Microservices are a common and popular approach to building modular, scalable software with autonomous services. Large complex products are broken down into individual services responsible for a specific business function, such as user authentication or store checkout.

A microservice-based application might require several services to interact with each other to complete a business scope. The coordination of these interactions is known as a workflow or a saga. There are two models for implementing a workflow: choreography and orchestration. With choreography, you let each part of the system inform the other of its job and let it work out the details, while with orchestration, you rely on a central brain to guide and drive the execution processes.

As orchestrated systems have grown more expansive, the problem of efficiently orchestrating related business logics has become more pronounced. In this article, you will learn about the microservice orchestration workflow and its importance in relation to modern software architecture practices.

What is Microservice Orchestration?

A microservice orchestration pattern involves a central orchestration service (the orchestrator) that typically contains the entire business workflow logic and issues commands to and awaits responses from worker microservices. Think of this as an orchestra where a central conductor is responsible for keeping the orchestra in sync and coordinating the members to produce a cohesive musical piece. Using orchestrators for your application is essential for efficiently managing applications based on microservices.

Before going into the specifics of microservice orchestration, it is helpful to familiarize yourself with the components of microservice-based architecture. For example, in a microservice-based e-commerce application, the following could come into play during the process of purchasing a product:

  • a service for listing all products;

  • a service for adding products to the cart and reserving that product from the inventory;

  • a service for handling the payment; and

  • a service that manages the shipment of the item.

Each of these microservices is autonomous. In other words, microservices can be individually scaled up or down without having to worry about the entire application. However, they are all required to interact with each other to fulfill the purchase. It might be tempting to have the services talk to each other directly as needed. However, as your architecture and the number of services grow, this can quickly get messy and difficult to maintain. This is where orchestration comes into play.

A microservice orchestration workflow is an architectural method of coordinating microservices for software systems and applications, in which loosely coupled services receive commands from a central controller, referred to as the orchestrator. The orchestrator acts as a brain, driving the execution processes; it sends a call to each service and awaits a reply before proceeding. The concept of a microservice orchestration workflow can be best described through a hypothetical use case.

microservice orchestration workflow architecture diagram

The architectural diagram of this hypothetical use case shows the interactions between the various services involved in the process when following an orchestration workflow. Looking at the diagram above:

  1. The orchestrator receives a trigger that initializes the workflow, starting with “Products Service.”

  2. When this service has created an order with the products in the customer's cart, it returns some response to the orchestrator.

  3. The orchestrator then calls the “Inventory Service” to reserve the products in the cart.
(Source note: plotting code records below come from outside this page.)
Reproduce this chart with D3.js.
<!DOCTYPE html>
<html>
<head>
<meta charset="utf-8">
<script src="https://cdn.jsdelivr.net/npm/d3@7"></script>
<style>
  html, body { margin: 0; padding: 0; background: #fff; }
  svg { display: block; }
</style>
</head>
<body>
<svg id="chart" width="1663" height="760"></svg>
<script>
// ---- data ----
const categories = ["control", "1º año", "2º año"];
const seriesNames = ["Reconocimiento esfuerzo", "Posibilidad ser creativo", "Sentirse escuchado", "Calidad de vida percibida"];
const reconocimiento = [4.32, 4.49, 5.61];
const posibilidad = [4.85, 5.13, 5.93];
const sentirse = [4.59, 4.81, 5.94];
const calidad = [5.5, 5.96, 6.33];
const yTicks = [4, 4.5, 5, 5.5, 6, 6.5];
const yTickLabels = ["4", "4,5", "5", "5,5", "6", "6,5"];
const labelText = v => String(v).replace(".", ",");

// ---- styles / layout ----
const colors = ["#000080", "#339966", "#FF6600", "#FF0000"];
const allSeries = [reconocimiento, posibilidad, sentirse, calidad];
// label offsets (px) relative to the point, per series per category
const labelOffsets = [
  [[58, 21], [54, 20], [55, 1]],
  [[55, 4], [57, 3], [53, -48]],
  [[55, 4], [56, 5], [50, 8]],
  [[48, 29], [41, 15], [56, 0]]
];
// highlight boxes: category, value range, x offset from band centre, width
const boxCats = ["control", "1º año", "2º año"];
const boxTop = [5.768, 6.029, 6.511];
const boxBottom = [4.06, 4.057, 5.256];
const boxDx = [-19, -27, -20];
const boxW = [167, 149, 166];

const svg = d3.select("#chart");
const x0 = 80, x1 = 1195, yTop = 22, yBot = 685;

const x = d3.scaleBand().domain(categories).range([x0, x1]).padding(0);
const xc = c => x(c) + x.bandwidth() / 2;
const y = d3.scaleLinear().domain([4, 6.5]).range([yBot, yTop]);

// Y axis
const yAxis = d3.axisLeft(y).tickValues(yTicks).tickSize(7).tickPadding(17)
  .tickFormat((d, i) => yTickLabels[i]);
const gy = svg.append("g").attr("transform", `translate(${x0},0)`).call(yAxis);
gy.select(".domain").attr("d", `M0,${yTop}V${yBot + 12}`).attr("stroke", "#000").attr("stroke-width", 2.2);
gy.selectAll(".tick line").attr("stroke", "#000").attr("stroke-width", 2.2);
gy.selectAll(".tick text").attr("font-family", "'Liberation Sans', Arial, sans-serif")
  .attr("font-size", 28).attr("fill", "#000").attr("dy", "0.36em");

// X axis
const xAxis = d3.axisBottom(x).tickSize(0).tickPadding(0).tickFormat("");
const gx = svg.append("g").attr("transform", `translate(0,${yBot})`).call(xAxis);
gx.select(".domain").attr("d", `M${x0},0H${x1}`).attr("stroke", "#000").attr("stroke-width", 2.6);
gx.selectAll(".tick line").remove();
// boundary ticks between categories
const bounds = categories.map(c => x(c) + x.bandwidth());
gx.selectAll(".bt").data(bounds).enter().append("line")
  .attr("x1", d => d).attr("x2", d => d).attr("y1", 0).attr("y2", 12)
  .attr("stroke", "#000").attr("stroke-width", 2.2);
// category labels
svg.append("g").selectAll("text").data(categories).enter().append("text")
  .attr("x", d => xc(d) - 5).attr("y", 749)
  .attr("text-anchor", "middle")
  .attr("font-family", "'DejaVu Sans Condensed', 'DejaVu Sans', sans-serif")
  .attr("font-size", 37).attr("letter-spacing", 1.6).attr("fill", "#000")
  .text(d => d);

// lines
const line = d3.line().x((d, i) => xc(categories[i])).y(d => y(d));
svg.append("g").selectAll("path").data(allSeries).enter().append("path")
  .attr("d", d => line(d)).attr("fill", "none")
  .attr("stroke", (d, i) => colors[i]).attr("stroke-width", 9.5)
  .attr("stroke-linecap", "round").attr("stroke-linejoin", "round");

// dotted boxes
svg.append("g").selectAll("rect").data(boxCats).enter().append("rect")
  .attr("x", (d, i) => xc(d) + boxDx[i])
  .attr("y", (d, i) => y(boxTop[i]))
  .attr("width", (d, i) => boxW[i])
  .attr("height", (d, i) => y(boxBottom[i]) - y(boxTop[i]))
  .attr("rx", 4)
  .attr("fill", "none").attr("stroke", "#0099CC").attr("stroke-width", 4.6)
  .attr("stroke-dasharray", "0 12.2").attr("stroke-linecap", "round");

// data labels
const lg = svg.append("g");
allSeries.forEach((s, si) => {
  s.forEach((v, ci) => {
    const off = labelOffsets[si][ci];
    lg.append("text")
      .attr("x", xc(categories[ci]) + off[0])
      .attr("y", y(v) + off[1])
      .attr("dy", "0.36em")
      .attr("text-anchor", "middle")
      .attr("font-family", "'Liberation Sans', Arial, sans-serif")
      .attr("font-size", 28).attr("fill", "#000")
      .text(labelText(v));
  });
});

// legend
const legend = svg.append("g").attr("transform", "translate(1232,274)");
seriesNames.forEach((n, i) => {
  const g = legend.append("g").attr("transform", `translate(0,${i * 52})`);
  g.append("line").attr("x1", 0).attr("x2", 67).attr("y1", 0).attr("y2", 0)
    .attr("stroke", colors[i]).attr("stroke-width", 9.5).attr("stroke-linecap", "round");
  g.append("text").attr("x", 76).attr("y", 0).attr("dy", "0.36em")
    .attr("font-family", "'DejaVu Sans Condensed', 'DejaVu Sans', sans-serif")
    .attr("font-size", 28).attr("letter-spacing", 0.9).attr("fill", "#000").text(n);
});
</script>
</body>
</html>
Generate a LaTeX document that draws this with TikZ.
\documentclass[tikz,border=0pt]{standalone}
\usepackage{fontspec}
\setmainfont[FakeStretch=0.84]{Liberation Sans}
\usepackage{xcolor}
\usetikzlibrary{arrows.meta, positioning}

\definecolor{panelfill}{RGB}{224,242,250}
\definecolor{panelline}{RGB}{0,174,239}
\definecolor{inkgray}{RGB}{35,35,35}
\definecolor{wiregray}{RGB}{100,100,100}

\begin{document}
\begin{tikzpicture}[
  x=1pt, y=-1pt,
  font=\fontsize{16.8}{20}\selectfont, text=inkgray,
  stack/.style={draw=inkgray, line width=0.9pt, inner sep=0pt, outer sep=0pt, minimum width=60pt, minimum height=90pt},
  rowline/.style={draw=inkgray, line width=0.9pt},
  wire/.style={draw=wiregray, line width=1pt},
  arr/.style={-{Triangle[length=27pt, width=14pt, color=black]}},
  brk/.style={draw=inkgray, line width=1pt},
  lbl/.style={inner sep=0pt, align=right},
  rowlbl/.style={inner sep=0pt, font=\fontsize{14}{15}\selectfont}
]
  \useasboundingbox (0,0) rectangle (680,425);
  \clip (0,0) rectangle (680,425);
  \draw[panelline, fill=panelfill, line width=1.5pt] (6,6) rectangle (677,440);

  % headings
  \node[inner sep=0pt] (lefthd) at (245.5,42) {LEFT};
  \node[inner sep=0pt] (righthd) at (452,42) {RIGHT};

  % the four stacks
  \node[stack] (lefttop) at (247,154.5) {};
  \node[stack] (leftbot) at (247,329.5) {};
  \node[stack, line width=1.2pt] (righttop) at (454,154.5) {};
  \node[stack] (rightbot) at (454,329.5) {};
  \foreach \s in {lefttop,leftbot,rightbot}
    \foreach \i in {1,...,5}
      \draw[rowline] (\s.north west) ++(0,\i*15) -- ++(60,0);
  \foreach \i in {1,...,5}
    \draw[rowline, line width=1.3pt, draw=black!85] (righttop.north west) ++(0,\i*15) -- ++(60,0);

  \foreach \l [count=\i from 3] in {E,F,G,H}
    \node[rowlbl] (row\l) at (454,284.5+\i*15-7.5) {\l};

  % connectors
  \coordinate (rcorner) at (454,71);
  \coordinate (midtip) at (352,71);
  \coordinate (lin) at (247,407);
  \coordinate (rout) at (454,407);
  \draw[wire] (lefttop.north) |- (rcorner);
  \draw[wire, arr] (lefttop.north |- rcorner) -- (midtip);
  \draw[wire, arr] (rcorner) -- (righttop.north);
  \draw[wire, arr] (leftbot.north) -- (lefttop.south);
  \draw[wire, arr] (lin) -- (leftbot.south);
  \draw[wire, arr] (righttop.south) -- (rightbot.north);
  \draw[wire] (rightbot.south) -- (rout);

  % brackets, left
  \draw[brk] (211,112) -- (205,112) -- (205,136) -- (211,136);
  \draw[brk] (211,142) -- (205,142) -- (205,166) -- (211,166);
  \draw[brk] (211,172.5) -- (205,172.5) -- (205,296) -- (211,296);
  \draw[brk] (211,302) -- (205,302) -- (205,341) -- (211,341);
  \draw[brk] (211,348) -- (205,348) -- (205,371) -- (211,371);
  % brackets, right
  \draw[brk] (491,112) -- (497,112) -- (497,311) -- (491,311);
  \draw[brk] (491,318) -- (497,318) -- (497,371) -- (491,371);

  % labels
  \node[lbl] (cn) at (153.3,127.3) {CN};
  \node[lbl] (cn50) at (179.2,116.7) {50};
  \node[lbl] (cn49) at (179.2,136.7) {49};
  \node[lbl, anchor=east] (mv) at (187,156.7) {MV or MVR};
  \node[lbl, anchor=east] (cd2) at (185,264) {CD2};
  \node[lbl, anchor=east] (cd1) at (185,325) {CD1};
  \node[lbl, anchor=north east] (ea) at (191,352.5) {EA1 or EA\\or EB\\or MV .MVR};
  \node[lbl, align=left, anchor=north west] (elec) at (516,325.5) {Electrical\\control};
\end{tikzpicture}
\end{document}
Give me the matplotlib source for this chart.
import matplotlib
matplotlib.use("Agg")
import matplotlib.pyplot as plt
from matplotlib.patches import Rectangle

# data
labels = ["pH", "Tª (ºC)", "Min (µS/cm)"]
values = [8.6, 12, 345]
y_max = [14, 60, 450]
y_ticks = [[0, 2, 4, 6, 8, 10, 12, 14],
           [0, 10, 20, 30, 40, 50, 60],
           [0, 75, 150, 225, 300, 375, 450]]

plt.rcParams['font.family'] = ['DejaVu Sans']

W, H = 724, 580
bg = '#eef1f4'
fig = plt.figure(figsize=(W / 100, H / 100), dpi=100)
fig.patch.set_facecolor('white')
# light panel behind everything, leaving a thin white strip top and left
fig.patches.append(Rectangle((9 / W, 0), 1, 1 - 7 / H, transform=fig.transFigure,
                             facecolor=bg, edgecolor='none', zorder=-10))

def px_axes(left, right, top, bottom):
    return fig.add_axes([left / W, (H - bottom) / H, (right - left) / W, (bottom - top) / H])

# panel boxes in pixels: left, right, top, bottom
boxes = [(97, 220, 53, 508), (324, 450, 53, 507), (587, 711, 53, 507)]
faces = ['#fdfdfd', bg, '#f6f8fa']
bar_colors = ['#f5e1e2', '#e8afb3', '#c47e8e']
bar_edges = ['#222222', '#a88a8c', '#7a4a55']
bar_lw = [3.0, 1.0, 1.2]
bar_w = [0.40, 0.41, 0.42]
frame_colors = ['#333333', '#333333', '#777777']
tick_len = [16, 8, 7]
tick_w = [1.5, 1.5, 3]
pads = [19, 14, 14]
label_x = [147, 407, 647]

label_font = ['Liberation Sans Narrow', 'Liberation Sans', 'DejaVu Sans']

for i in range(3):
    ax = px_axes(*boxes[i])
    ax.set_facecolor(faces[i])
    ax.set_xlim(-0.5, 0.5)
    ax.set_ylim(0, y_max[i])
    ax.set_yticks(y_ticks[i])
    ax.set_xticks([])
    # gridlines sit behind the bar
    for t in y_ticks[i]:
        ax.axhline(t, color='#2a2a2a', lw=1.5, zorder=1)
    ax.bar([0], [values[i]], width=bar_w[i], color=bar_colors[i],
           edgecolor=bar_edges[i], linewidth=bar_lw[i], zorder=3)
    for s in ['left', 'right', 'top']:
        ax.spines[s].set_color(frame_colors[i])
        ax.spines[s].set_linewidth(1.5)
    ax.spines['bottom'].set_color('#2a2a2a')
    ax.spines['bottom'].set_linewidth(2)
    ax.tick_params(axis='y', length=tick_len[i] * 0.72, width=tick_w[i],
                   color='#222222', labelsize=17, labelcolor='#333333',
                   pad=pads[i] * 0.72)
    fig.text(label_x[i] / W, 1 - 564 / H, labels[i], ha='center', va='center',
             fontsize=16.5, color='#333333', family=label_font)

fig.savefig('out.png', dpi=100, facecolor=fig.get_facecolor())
  4. Next, the orchestrator calls the “Payment Service” to handle the payment.

  5. After successful payment, the orchestrator moves on to the “Shipping Service,” which clears the products for shipment.

In a choreography workflow, on the other hand, the microservices are not managed by a central service; however, they are all aware of the business goals and rely on certain events from other services that determine how they function. Each service publishes the actions it has taken to a message stream such as SQS or Kafka. Other services subscribe and listen for events they are interested in from these streams and take the appropriate actions.

choreography orchestration workflow architecture diagram

In the choreography architecture above:

  1. The “Products Service” creates an order with the items in the customer's cart and publishes an "Order Created" event to a stream on the messaging platform.

  2. The “Inventory Service” and “Payment Service” consume from this message stream. The “Inventory Service” handles reserving the products in the cart, and the “Payment Service” handles the payment and publishes the “Payment Success” event.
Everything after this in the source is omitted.